You are ushered in by ushers and your name is on the plate having been told which table you are at. After cocktails there is a short introduction and welcome and soon after to the tones of Baroque music or Jazz you are treated to a fine dinner with fine wine. Then the MC begins, followed by the keynote speaker who then gives the awards. This can then be capped with a special address by the founder of the organization or her representative.

Desert is served and you are then thanked for all your support until the next year.

Sometimes there is a prayer.

Nowadays the entire ceremony or edited parts of it appear on the Internet, preferably on Youtube and, on the web site of the organization. Again, the people who send their ten or twenty dollars to the charity are not aware that a hundred thousand has been spent to raise twenty dollars from one donor, but if a two hundred thousand people all do the same, then it is a profitable venture and the charity survives for another year.

No doubt fifty per cent of galas are held for worthwhile causes. But who is to decide which one is more worthwhile than the others? It is extremely difficult to do so in this day an age when “moral philosophy” is no longer taught under this name and we are prey to the sujective morality of professional “ethicists.”

Words can only partially describe the feeling of a gala. There is great expectation in the air. It has the emotional feel of what orthodox followers of the world religions must experience on the night of a major religious festival, Jewish New Year, Easter Friday, the night ending Ramadan or Hindu Diwali. There is state of joyous, heightened alert in the air. Everything is set out like a ritual and everyone plays their part. Even as a spectator you feel exalted as the speakers are speaking to you, live, and you feel that you are the most important person in the audience.

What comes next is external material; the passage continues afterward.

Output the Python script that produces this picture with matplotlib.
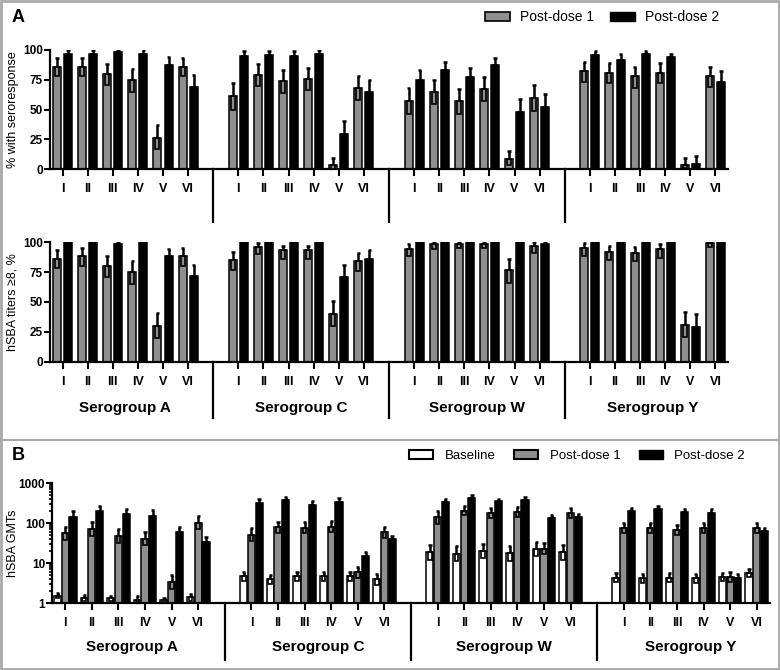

If not, you feel that at least you are finally “where its at” and at a successful gala, you never feel that you are missing out on something else or should be anywhere else. You are at the centre of the universe, what students of comparative religion call the “axis mundi” the pillar of the world. In short you are in sacred space with all the trappings that go with it, including heightened suggestivity.

In a society where we feel that we are constantly on the outside looking in, at a good gala  we find ourselves looking infinitely inwards. Not surprisingly, the 21st century  gala has all the quality of successful ritual-seclusion, music, ritualized speech acts, social icons, glitter and darkness, food, intoxicants, isolation, and clear boundaries. You are in ritual time, not normal time, and the mundane world has disappeared. It is, come to think of it, a bit like sex which may go some ways to explain why it has become a billion dollar business.

Over a hundred years ago the great French anthropologist of religion, Emil Durkheim explained that religion is society worshipping itself. Without the benefit of Freud, he was trying to say that each religion is an externalized expression or projection of the distinctive features of a particular society. Each society or social group has its boundaries and each society creates a ritual that binds its members together, celebrates their solidarity and does so in a way that makes each member feel purified, transformed or exalted, in direct communion with and blessed by his deity.

Galas have all the formal trappings of this kind of ritual and religious experience. In fact, in an age of narcissism and declining religious belief they are the new religion. It would be sacrilegious at any point in any charitable gala to question any aspect of the event and it is considered extremely bad form to be anything other than extremely deferential, unquestioning and enthusiastic at a gala. Restrained clapping and anything less than hyperbole is bad form, simply unacceptable, and perhaps even, immoral.

In age that lacks faith, the rise and growth of the gala suggests that the form of our modern rituals of salvation are as ancient as those of Solomon’s temple, but the values that they embody are as ephemeral as yesterday’s papers.


Geoffrey Clarfield is an anthropologist at large.